Remarkably, that match was only tied for third high-scoring match of the Hinrunde. Frankfurt, though, were also the hosts in the top two. They ended up collecting but a single point at home against relegation-threatened VFB Stuttgart and Hertha Berlin sides, but with the ball picked out of the net 17 times between the two matches, it’d be hard to find a SGE fan moaning about lack of excitement.
Nearly half Eintracht Frankfurt’s goals have come courtesy of the partnership of club icon Alex Meier and new signing Haris Seferović. The former leads the league’s goal-scorers chart with 13, despite early doubts whether he would adapt to Schaaf’s philosophy and be able to continue to lead the Frankfurt attack in his eleventh season at the club, as he compiled less than an hour of playing time from the first three league outings under new leadership.
Kevin Trapp, who was handed the captain’s armband before the season start, also hinted the Fußballgott might not be in Thomas Schaff’s plans for the season. But since the mid-September 2:2 at Schalke, there has no looking back for the tall striker. He has started every league game since. After Trapp sustained a 2014-ending injury in match day five at Mainz, Meier even ascended to the captaincy.
His injury-time brace to salvage an improbable point for the Eagles in that remarkable draw against Hertha Berlin stands out as a defining performance for Meier, as the guests’ defense found it hard to contend with his aerial ability and finishing instinct.
Haris Seferović was also played a huge part in turning the Berlin match, in which Eintracht spotted their guests an early three-goal advantage, with a goal and an assist. With the experience under his belt from prior stints in Italy and Spain, as well as a decent World Cup in the summer, the Swiss striker didn’t waste any time in beginning to shine in his new surroundings. His solitary strike proved to be the difference against Freiburg in an opening day win. His work rate is never in doubt, and it is hard to believe he never played alongside Alex Meier before this season, as his two pin-point deliveries for his strike partner against Köln showed perfect understanding between the duo.
Down the wings, Stefan Aigner and Takashi Inui have been the perfect players Schaff’s playing style. The duo have already combined for five goals and seven assists.
Lucas Piazon probably scored one of the best free-kick goals of the season, when he lashed home an absolute belter against Hamburg. The Chelsea loanee is around the corner whenever needed to add further flair in the attacking play.
Further good news is Marc Stendera, 19, who seems to have totally put his long-term injury behind him to play some fantastic football in the later stage of the Hinrunde.
Essentially, Schaaf’s system has revealed that Eintracht Frankfurt possesses an exciting attacking unit combining experienced guys with huge prospects.

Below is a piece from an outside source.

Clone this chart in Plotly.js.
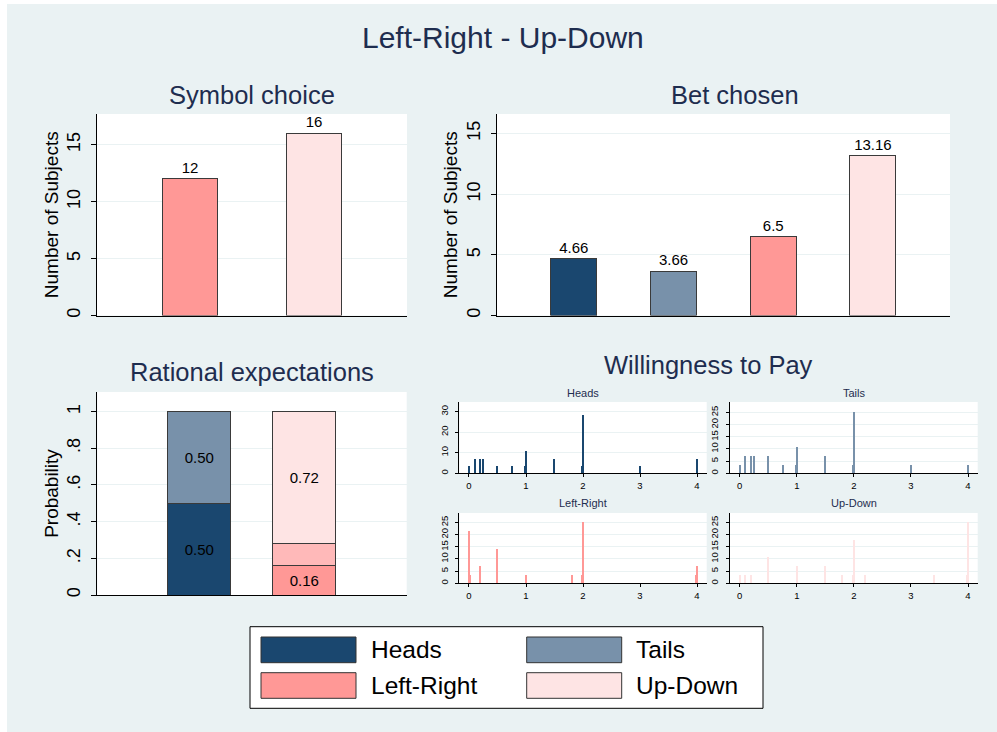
<!DOCTYPE html>
<html><head><meta charset="utf-8">
<script src="https://cdn.plot.ly/plotly-3.0.1.min.js"></script>
<style>html,body{margin:0;padding:0;background:#fff}#chart{width:997px;height:732px}</style>
</head><body><div id="chart"></div>
<script>
// ---------- data ----------
const seriesNames = ['Heads', 'Tails', 'Left-Right', 'Up-Down'];
const seriesColors = ['#1a476f', '#7891aa', '#ff9896', '#fee4e4'];
const middleColor = '#ffb9b9';

const symbolCats = ['Left-Right', 'Up-Down'];
const symbolCounts = [12, 16];
const symbolLabels = ['12', '16'];

const betCats = ['Heads', 'Tails', 'Left-Right', 'Up-Down'];
const betCounts = [4.66, 3.66, 6.5, 13.16];
const betLabels = ['4.66', '3.66', '6.5', '13.16'];

const ratCats = ['Heads / Tails', 'Left-Right / Up-Down'];
const ratBottom = [0.50, 0.16];
const ratBottomLabels = ['0.50', '0.16'];
const ratMiddleCats = ['Left-Right / Up-Down'];
const ratMiddle = [0.12];
const ratTop = [0.50, 0.72];
const ratTopLabels = ['0.50', '0.72'];
const probTickVals = [0, 0.2, 0.4, 0.6, 0.8, 1];
const probTickText = ['0', '.2', '.4', '.6', '.8', '1'];

const wtpHeadsX   = [0, 0.1, 0.2, 0.25, 0.5, 0.75, 0.98, 1, 1.5, 1.98, 2, 3, 4];
const wtpHeadsPct = [3.57, 7.14, 7.14, 7.14, 3.57, 3.57, 3.57, 10.71, 7.14, 3.57, 28.57, 3.57, 7.14];
const wtpTailsX   = [0, 0.1, 0.2, 0.25, 0.5, 0.75, 0.98, 1, 1.5, 1.98, 2, 3, 4];
const wtpTailsPct = [3.57, 7.14, 7.14, 7.14, 7.14, 3.57, 3.57, 10.71, 7.14, 3.57, 25, 3.57, 3.57];
const wtpLRX      = [0, 0.02, 0.2, 0.5, 1, 1.8, 1.98, 2, 3.98, 4];
const wtpLRPct    = [21.43, 3.57, 7.14, 14.29, 3.57, 3.57, 3.57, 25, 3.57, 7.14];
const wtpUDX      = [0, 0.1, 0.2, 0.5, 1, 1.5, 1.8, 1.98, 2, 2.2, 3.4, 3.98, 4];
const wtpUDPct    = [3.57, 3.57, 3.57, 10.71, 7.14, 7.14, 3.57, 3.57, 17.86, 3.57, 3.57, 3.57, 25];

// ---------- styling ----------
const FONT = '"Liberation Sans", Arial, Helvetica, sans-serif';
const TITLE_C = '#1e2d4f';
const BG = '#eaf2f3';
const W = 997, H = 732;
const fx = p => p / W;
const fy = p => 1 - p / H;
const outline = {color: '#3a3a3a', width: 1};

const traces = [];
// Panel 1: Symbol choice
traces.push({type: 'bar', x: symbolCats, y: symbolCounts, xaxis: 'x', yaxis: 'y',
  marker: {color: [seriesColors[2], seriesColors[3]], line: outline}, width: 0.45,
  text: symbolLabels, textposition: 'outside', cliponaxis: false,
  textfont: {size: 15, color: '#000'}, hoverinfo: 'skip'});
// Panel 2: Bet chosen
traces.push({type: 'bar', x: betCats, y: betCounts, xaxis: 'x2', yaxis: 'y2',
  marker: {color: seriesColors, line: outline}, width: 0.46,
  text: betLabels, textposition: 'outside', cliponaxis: false,
  textfont: {size: 15, color: '#000'}, hoverinfo: 'skip'});
// Panel 3: Rational expectations (stacked)
traces.push({type: 'bar', x: ratCats, y: ratBottom, xaxis: 'x3', yaxis: 'y3',
  marker: {color: [seriesColors[0], seriesColors[2]], line: outline}, width: 0.6,
  text: ratBottomLabels, textposition: 'inside', insidetextanchor: 'middle', constraintext: 'none',
  textangle: 0, textfont: {size: 15, color: '#000'}, hoverinfo: 'skip'});
traces.push({type: 'bar', x: ratMiddleCats, y: ratMiddle, xaxis: 'x3', yaxis: 'y3',
  marker: {color: middleColor, line: outline}, width: 0.6, hoverinfo: 'skip'});
traces.push({type: 'bar', x: ratCats, y: ratTop, xaxis: 'x3', yaxis: 'y3',
  marker: {color: [seriesColors[1], seriesColors[3]], line: outline}, width: 0.6,
  text: ratTopLabels, textposition: 'inside', insidetextanchor: 'middle', constraintext: 'none',
  textangle: 0, textfont: {size: 15, color: '#000'}, hoverinfo: 'skip'});
// Willingness to pay histograms
const wtp = [[wtpHeadsX, wtpHeadsPct], [wtpTailsX, wtpTailsPct], [wtpLRX, wtpLRPct], [wtpUDX, wtpUDPct]];
wtp.forEach((d, i) => {
  traces.push({type: 'bar', x: d[0], y: d[1], xaxis: 'x' + (i + 4), yaxis: 'y' + (i + 4),
    marker: {color: seriesColors[i], line: {width: 0}}, width: 0.035, hoverinfo: 'skip'});
});

function bigY(domain, range, title, extra) {
  return Object.assign({domain, range, tick0: 0, showline: true, linecolor: '#000', linewidth: 1,
    ticks: 'outside', ticklen: 5, tickcolor: '#000', tickangle: -90, ticklabelstandoff: 4,
    tickfont: {size: 18, color: '#000'}, showgrid: true, gridcolor: BG, gridwidth: 1,
    zeroline: false, fixedrange: true,
    title: {text: title, font: {size: 19, color: '#000'}, standoff: 0}}, extra || {});
}
function bigX(domain, range) {
  return {domain, range, type: 'category', showline: true, linecolor: '#000', linewidth: 1,
    ticks: '', showticklabels: false, showgrid: false, zeroline: false, fixedrange: true};
}
function smallX(domain, anchor) {
  return {domain, anchor, range: [-0.17, 4.17], tick0: 0, dtick: 1, showline: true, linecolor: '#000',
    linewidth: 1, ticks: 'outside', ticklen: 3, tickcolor: '#000', tickfont: {size: 9.5, color: '#000'},
    showgrid: false, zeroline: false, fixedrange: true, ticklabelstandoff: 0};
}
function smallY(domain, anchor, range, dtick) {
  return {domain, anchor, range, tick0: 0, dtick, showline: true, linecolor: '#000', linewidth: 1,
    ticks: 'outside', ticklen: 3, tickcolor: '#000', tickangle: -90, tickfont: {size: 9.5, color: '#000'},
    showgrid: true, gridcolor: BG, gridwidth: 1, zeroline: false, fixedrange: true, ticklabelstandoff: 4};
}

const dTopRow = [fy(315.5), fy(114)];
const dP3 = [fy(595), fy(392)];
const dHTop = [fy(473.3), fy(402)];
const dHBot = [fy(583.3), fy(513)];
const dHL = [fx(459.3), fx(706.7)];
const dHR = [fx(730), fx(977.7)];

const layout = {
  width: W, height: H, margin: {l: 0, r: 0, t: 0, b: 0},
  paper_bgcolor: BG, plot_bgcolor: '#ffffff', showlegend: false, barmode: 'stack',
  font: {family: FONT, color: '#000'},
  xaxis: Object.assign(bigX([fx(97), fx(407)], [-0.75, 1.75]), {anchor: 'y'}),
  yaxis: bigY(dTopRow, [0, 17.7], 'Number of Subjects', {dtick: 5, anchor: 'x'}),
  xaxis2: Object.assign(bigX([fx(496.7), fx(950)], [-0.773, 3.773]), {anchor: 'y2'}),
  yaxis2: bigY(dTopRow, [0, 16.6], 'Number of Subjects', {dtick: 5, anchor: 'x2'}),
  xaxis3: Object.assign(bigX([fx(97.3), fx(406.7)], [-0.973, 1.977]), {anchor: 'y3'}),
  yaxis3: bigY(dP3, [0, 1.107], 'Probability', {tickmode: 'array', tickvals: probTickVals, ticktext: probTickText, anchor: 'x3'}),
  xaxis4: smallX(dHL, 'y4'), yaxis4: smallY(dHTop, 'x4', [0, 34.7], 10),
  xaxis5: smallX(dHR, 'y5'), yaxis5: smallY(dHTop, 'x5', [0, 29.3], 5),
  xaxis6: smallX(dHL, 'y6'), yaxis6: smallY(dHBot, 'x6', [0, 28.9], 5),
  xaxis7: smallX(dHR, 'y7'), yaxis7: smallY(dHBot, 'x7', [0, 28.9], 5),
  annotations: [], shapes: []
};

function ann(text, xp, yp, size, color, xanchor) {
  layout.annotations.push({text, x: fx(xp), y: fy(yp), xref: 'paper', yref: 'paper',
    xanchor: xanchor || 'center', yanchor: 'middle', showarrow: false,
    font: {family: FONT, size, color: color || TITLE_C}});
}
ann('Left-Right - Up-Down', 503, 37.5, 30);
ann('Symbol choice', 252, 95, 25.5);
ann('Bet chosen', 735, 95, 25.5);
ann('Rational expectations', 252, 372, 25.5);
ann('Willingness to Pay', 708, 365, 25.5);
ann(seriesNames[0], 583, 393, 11);
ann(seriesNames[1], 854, 393, 11);
ann(seriesNames[2], 583, 503.3, 11);
ann(seriesNames[3], 854, 503.3, 11);

// white frame strips
layout.shapes.push({type: 'rect', xref: 'paper', yref: 'paper', x0: 0, x1: fx(7), y0: 0, y1: 1,
  fillcolor: '#fff', line: {width: 0}, layer: 'below'});
layout.shapes.push({type: 'rect', xref: 'paper', yref: 'paper', x0: 0, x1: 1, y0: fy(4), y1: 1,
  fillcolor: '#fff', line: {width: 0}, layer: 'below'});
// legend
layout.shapes.push({type: 'rect', xref: 'paper', yref: 'paper', x0: fx(250), x1: fx(763),
  y0: fy(708.3), y1: fy(626.7), fillcolor: '#fff', line: {color: '#000', width: 1}});
const legCols = [[261, 356, 368.5], [526.7, 621.7, 633.5]];
const legRows = [[637, 662.7], [672.7, 698.3]];
seriesNames.forEach((name, i) => {
  const c = legCols[i % 2], r = legRows[Math.floor(i / 2)];
  layout.shapes.push({type: 'rect', xref: 'paper', yref: 'paper', x0: fx(c[0]), x1: fx(c[1]),
    y0: fy(r[1]), y1: fy(r[0]), fillcolor: seriesColors[i], line: {color: '#333', width: 1}});
  ann(name, c[2], (r[0] + r[1]) / 2, 24.5, '#000', 'left');
});

Plotly.newPlot('chart', traces, layout, {staticPlot: true, displayModeBar: false});
</script>
</body></html>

Non-stop scoring was never the sole identity of Thomas Schaff’s Werder Bremen tenure, as his attacking way of play left plenty of rooms for end-to-end and high-scoring matches. It’s been the same at Frankfurt, despite some defensive reinforcement in the off-season, especially that of Makoto Hasebe, who arrived from relegated Nürnberg. Hasebe has tones of experience and is one of the most reliable defensive midfielders in the league. Even so, his strong showing in the Hinrunde couldn’t stop Eintracht Frankfurt from conceding at a rate of two goals per game.
Defensive woes are not new to Frankfurt this season, though, as they had also struggled under the guidance of Armin Veh. Surprisingly enough, none of the four defenders in the squad – Marco Russ, Anderson Bamba, Alex Madlung, and Carlos Zambrano – are considered good with their positional play and composure. With Bastian Oczipka and Timothy Chandler (or Aleksandar Ignjovski) joining every attack with overlapping runs, it’s a normal occurrence to see the Eagles caught out in breaks.

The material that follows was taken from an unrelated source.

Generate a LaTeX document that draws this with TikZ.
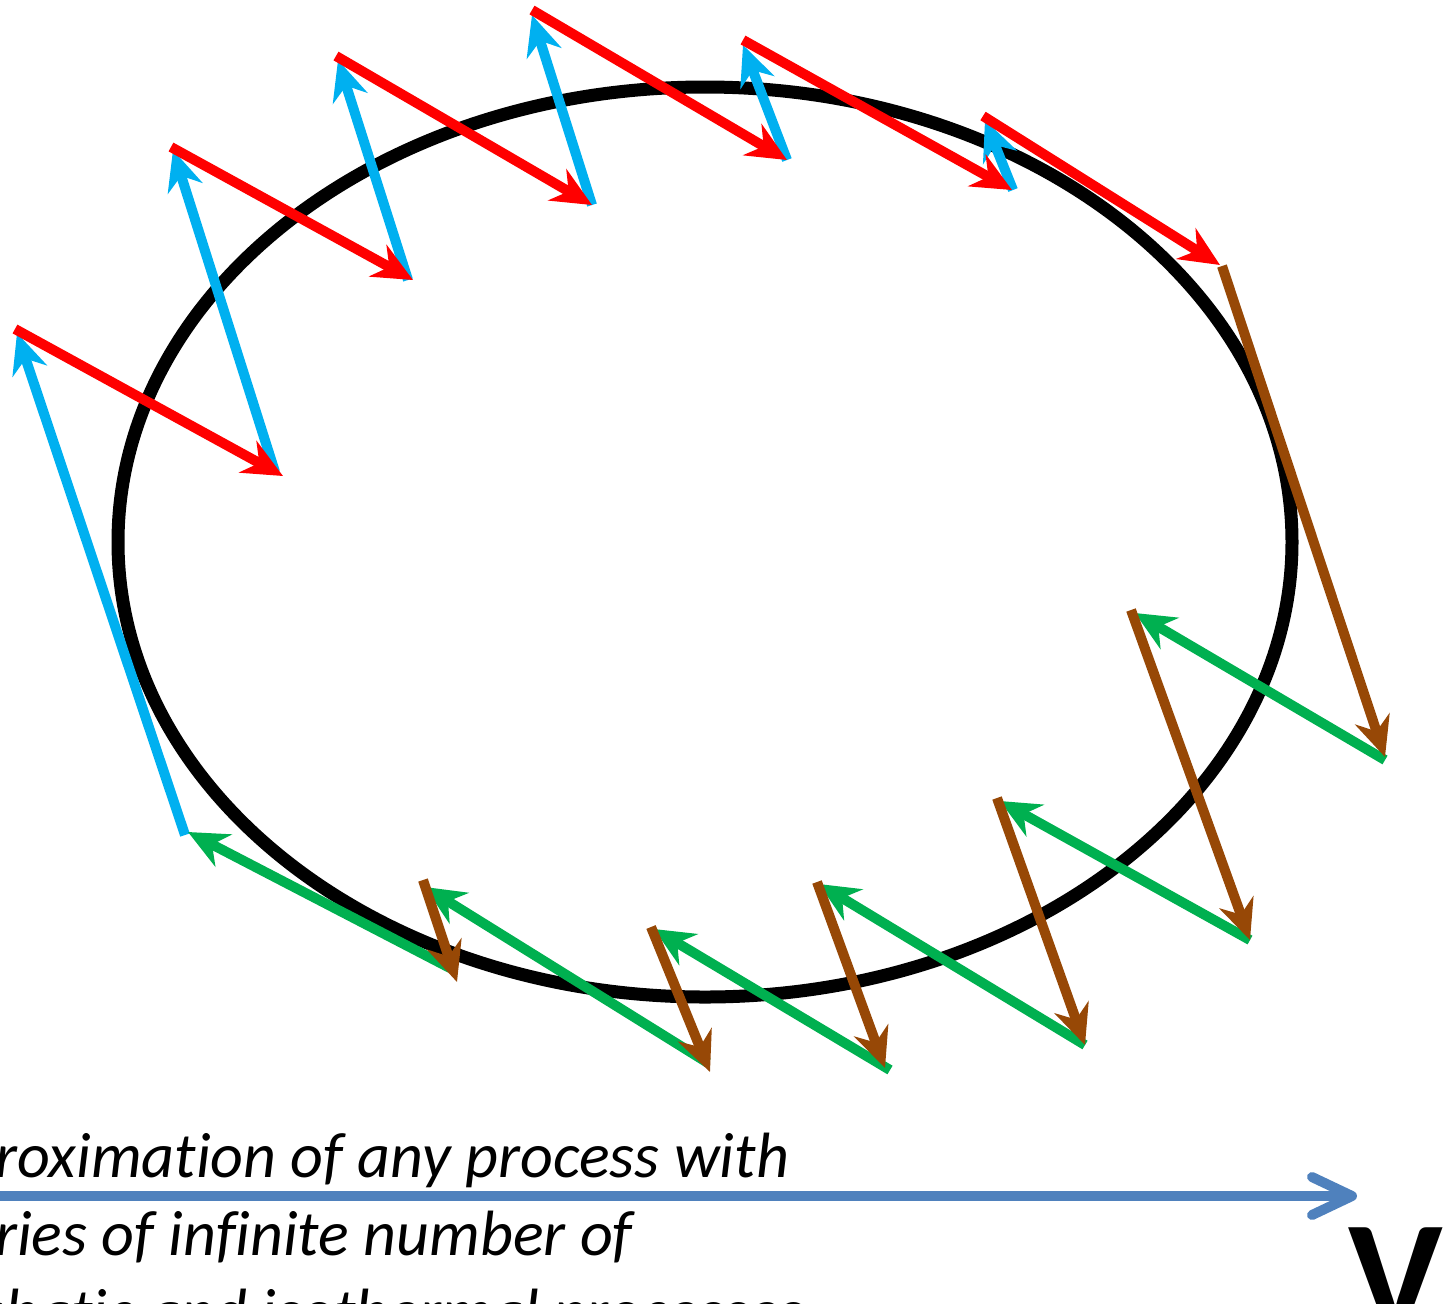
\documentclass[tikz,border=0pt]{standalone}
\usepackage{fontspec}
\setmainfont{Carlito}[Ligatures=NoCommon]
\usetikzlibrary{arrows.meta}
\definecolor{cred}{HTML}{FF0000}
\definecolor{cblue}{HTML}{00B0F0}
\definecolor{cbrown}{HTML}{974806}
\definecolor{cgreen}{HTML}{00B050}
\definecolor{caxis}{HTML}{4F81BD}
\tikzset{
  proc/.style={line width=5pt, -{Stealth[length=20pt,width=18pt,inset=6.5pt]}},
  iso/.style={proc, cred},
  adia/.style={proc, cblue},
  adiadown/.style={proc, cbrown},
  isoback/.style={proc, cgreen},
  axisarrow/.style={line width=5pt, caxis, -{Straight Barb[length=20pt,width=19pt,line cap=round,line join=round]}},
  cyc/.style={line width=6.5pt, black},
  txtline/.style={anchor=base west, inner sep=0pt, font=\itshape\fontsize{32}{39}\selectfont},
}
\begin{document}
\begin{tikzpicture}[x=0.5pt,y=-0.5pt]
\useasboundingbox (0,0) rectangle (1445,1303);
\clip (0,0) rectangle (1445,1303);
% cycle
\node[draw=none, inner sep=0pt, minimum size=0pt] (c) at (705,542) {};
\draw[cyc] (c) ellipse [x radius=587, y radius=455];
% points
\coordinate (b1s) at (185,835);  \coordinate (b1e) at (17,333);
\coordinate (r1s) at (15,329);   \coordinate (r1e) at (283,476);
\coordinate (b2s) at (275,472);  \coordinate (b2e) at (173,150);
\coordinate (r2s) at (171,147);  \coordinate (r2e) at (413,280);
\coordinate (b3s) at (408,280);  \coordinate (b3e) at (338,60);
\coordinate (r3s) at (336,56);   \coordinate (r3e) at (592,205);
\coordinate (b4s) at (592,205);  \coordinate (b4e) at (532,15);
\coordinate (r4s) at (532,10);   \coordinate (r4e) at (787,160);
\coordinate (b5s) at (787,160);  \coordinate (b5e) at (743,45);
\coordinate (r5s) at (743,40);   \coordinate (r5e) at (1012,190);
\coordinate (b6s) at (1013,190); \coordinate (b6e) at (985,120);
\coordinate (r6s) at (983,116);  \coordinate (r6e) at (1220,265);
\coordinate (w1s) at (1222,266); \coordinate (w1e) at (1385,757);
\coordinate (g1s) at (1385,760); \coordinate (g1e) at (1135,613);
\coordinate (w2s) at (1131,610); \coordinate (w2e) at (1250,940);
\coordinate (g2s) at (1250,940); \coordinate (g2e) at (1000,801);
\coordinate (w3s) at (997,798);  \coordinate (w3e) at (1085,1045);
\coordinate (g3s) at (1085,1045);\coordinate (g3e) at (819,884);
\coordinate (w4s) at (817,882);  \coordinate (w4e) at (885,1068);
\coordinate (g4s) at (890,1070); \coordinate (g4e) at (654,929);
\coordinate (w5s) at (651,927);  \coordinate (w5e) at (710,1072);
\coordinate (g5s) at (708,1063); \coordinate (g5e) at (425,887);
\coordinate (w6s) at (423,880);  \coordinate (w6e) at (457,982);
\coordinate (g6s) at (450,968);  \coordinate (g6e) at (188,832);
% adiabatic up (blue)
\draw[adia] (b1s) -- (b1e);
\draw[adia] (b2s) -- (b2e);
\draw[adia] (b3s) -- (b3e);
\draw[adia] (b4s) -- (b4e);
\draw[adia] (b5s) -- (b5e);
\draw[adia] (b6s) -- (b6e);
% isothermal (red)
\draw[iso] (r1s) -- (r1e);
\draw[iso] (r2s) -- (r2e);
\draw[iso] (r3s) -- (r3e);
\draw[iso] (r4s) -- (r4e);
\draw[iso] (r5s) -- (r5e);
\draw[iso] (r6s) -- (r6e);
% green
\draw[isoback] (g1s) -- (g1e);
\draw[isoback] (g2s) -- (g2e);
\draw[isoback] (g3s) -- (g3e);
\draw[isoback] (g4s) -- (g4e);
\draw[isoback] (g5s) -- (g5e);
\draw[isoback] (g6s) -- (g6e);
% brown
\draw[adiadown] (w1s) -- (w1e);
\draw[adiadown] (w2s) -- (w2e);
\draw[adiadown] (w3s) -- (w3e);
\draw[adiadown] (w4s) -- (w4e);
\draw[adiadown] (w5s) -- (w5e);
\draw[adiadown] (w6s) -- (w6e);
% axis
\coordinate (ha) at (-20,1196);
\coordinate (hb) at (1357,1196);
\draw[axisarrow] (ha) -- (hb);
% texts
\node[txtline] (t1) at (-108,1177) {Approximation of any process with};
\node[txtline] (t2) at (-108,1255) {a series of infinite number of};
\node[txtline] (t3) at (-108,1333) {adiabatic and isothermal processes};
\node[anchor=base west, inner sep=0pt, font=\bfseries\fontsize{80}{80}\selectfont] (V) at (1348,1331) {V};
\end{tikzpicture}
\end{document}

The defense was not helped by Trapp’s injury, of course. The club was forced to sign unemployed Timo Hilderbrand to back-up the inexperienced Felix Wiedwald who had ascended to first-choice keeper. Hildebrand was called to action at the end of 2014, as Wiedwald missed the final three games of the Hinrunde due to injury. Hildebrand’s trio of performances included a showdown against his old club Hoffenheim, a match which ended in a defeat for Eintracht in a five-goal thriller, no surprise considering the attacking philosophies of the two sides.

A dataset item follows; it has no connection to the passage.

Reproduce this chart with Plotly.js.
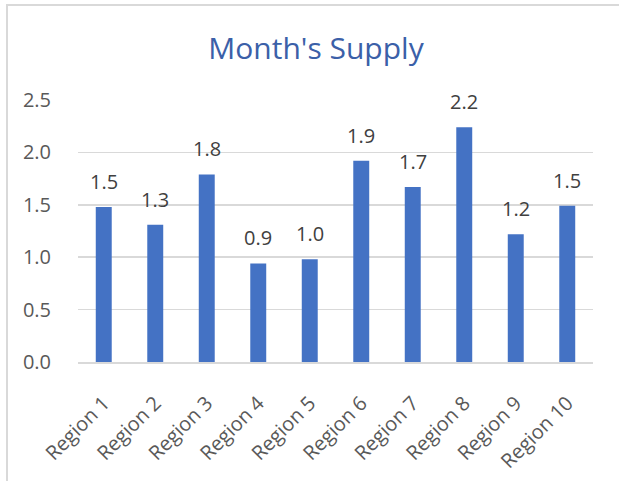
<!DOCTYPE html>
<html>
<head>
<meta charset="utf-8">
<script src="https://cdn.plot.ly/plotly-3.0.1.min.js"></script>
<style>
html,body{margin:0;padding:0;overflow:hidden;background:#fff;}
#wrap{position:relative;width:619px;height:481px;}
#chart{position:absolute;left:0;top:0;width:619px;height:481px;}
#frame{position:absolute;left:6px;top:4px;width:800px;height:800px;border-top:2px solid #d9d9d9;border-left:2px solid #d9d9d9;pointer-events:none;}
</style>
</head>
<body>
<div id="wrap"><div id="chart"></div><div id="frame"></div></div>
<script>
const categories = ["Region 1","Region 2","Region 3","Region 4","Region 5","Region 6","Region 7","Region 8","Region 9","Region 10"];
const supply = [1.48, 1.31, 1.79, 0.94, 0.98, 1.92, 1.67, 2.24, 1.22, 1.49];
const yTicks = [0, 0.5, 1, 1.5, 2, 2.5];
const yTickLabels = ["0.0","0.5","1.0","1.5","2.0","2.5"];
const titleText = "Month's Supply";

const font = "Open Sans, Noto Sans, sans-serif";

const annotations = categories.map((c, i) => ({
  x: c, y: supply[i], xref: 'x', yref: 'y',
  text: supply[i].toFixed(1),
  showarrow: false, yanchor: 'bottom', xanchor: 'center',
  yshift: 10,
  font: {family: font, size: 20, color: '#404040'}
}));

const trace = {
  type: 'bar',
  x: categories,
  y: supply,
  marker: {color: '#4472C4'},
  hoverinfo: 'skip'
};

const layout = {
  width: 619, height: 481,
  margin: {l: 78, r: 26, t: 100, b: 119, pad: 0},
  paper_bgcolor: '#ffffff',
  plot_bgcolor: '#ffffff',
  showlegend: false,
  bargap: 0.69,
  title: {
    text: titleText,
    font: {family: font, size: 30, color: '#3B60A8'},
    x: 316/619, xanchor: 'center', xref: 'container',
    y: 1 - 48/481, yanchor: 'middle', yref: 'container'
  },
  xaxis: {
    type: 'category',
    tickangle: -45,
    tickfont: {family: font, size: 20, color: '#595959'},
    showgrid: false,
    showline: true, linecolor: '#d9d9d9', linewidth: 1.5,
    ticks: 'outside', ticklen: 20, tickcolor: 'rgba(0,0,0,0)',
    zeroline: false
  },
  yaxis: {
    range: [0, 2.5],
    tickvals: yTicks,
    ticktext: yTickLabels,
    tickfont: {family: font, size: 20, color: '#595959'},
    showgrid: true, gridcolor: '#d9d9d9', gridwidth: 1.5,
    zeroline: false, showline: false,
    ticks: 'outside', ticklen: 22, tickcolor: 'rgba(0,0,0,0)'
  },
  annotations: annotations
};

Plotly.newPlot('chart', [trace], layout, {displayModeBar: false, staticPlot: true});
</script>
</body>
</html>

All in all, their tendency to allow too many goals – only Hertha (35) and Bremen (39) have conceded more so far – will likely not create relegation concerns as long as they are firing on all cylinders upfront. It was never ideal to lose Armin Veh after he led them into Europa League, but they found a perfect replacement in form of Thomas Schaff, as they emerged as an undeniably entertaining side. They also had to fill gaps left by the departure of regulars Pirmin Schwegler, Joselu, and Sebastian Jung, but have done so admirably, as they have more than enough squad depth to deal with league competition.
Turnaround of Form
In the wake of Thomas Muller’s hat-trick in a comprehensive win for Bayern München in Frankfurt, die Adler were spiralling in the wrong direction, as it marked their fourth league defeat in a row. So it was no secret which team emerged as the favorites when they met ‘Gladbach in league action away from home, but it was a start of a renaissance for the struggling guests, as they come back from an early deficit to produce a deserved win and end the losing streak. They have lost only one match since.
There was a match in which Thomas Schaff played a tactical battle (and prevailed) at Hamburg to frustrate the Red Shorts, who were searching for their first goal of the season at the time. But since player have gotten used to the system, it’s hard to deny that Eintracht Frankfurt are the team of the hour for entertaining football.
As for results, they are only three points shy from the return to a continental football. Then again, they are also only six points separated from the relegation playoff place. It’s all to play for in the second half of the season for the traditional club, and it should be interesting to see where their all-attack strategy leave them at the end of the season.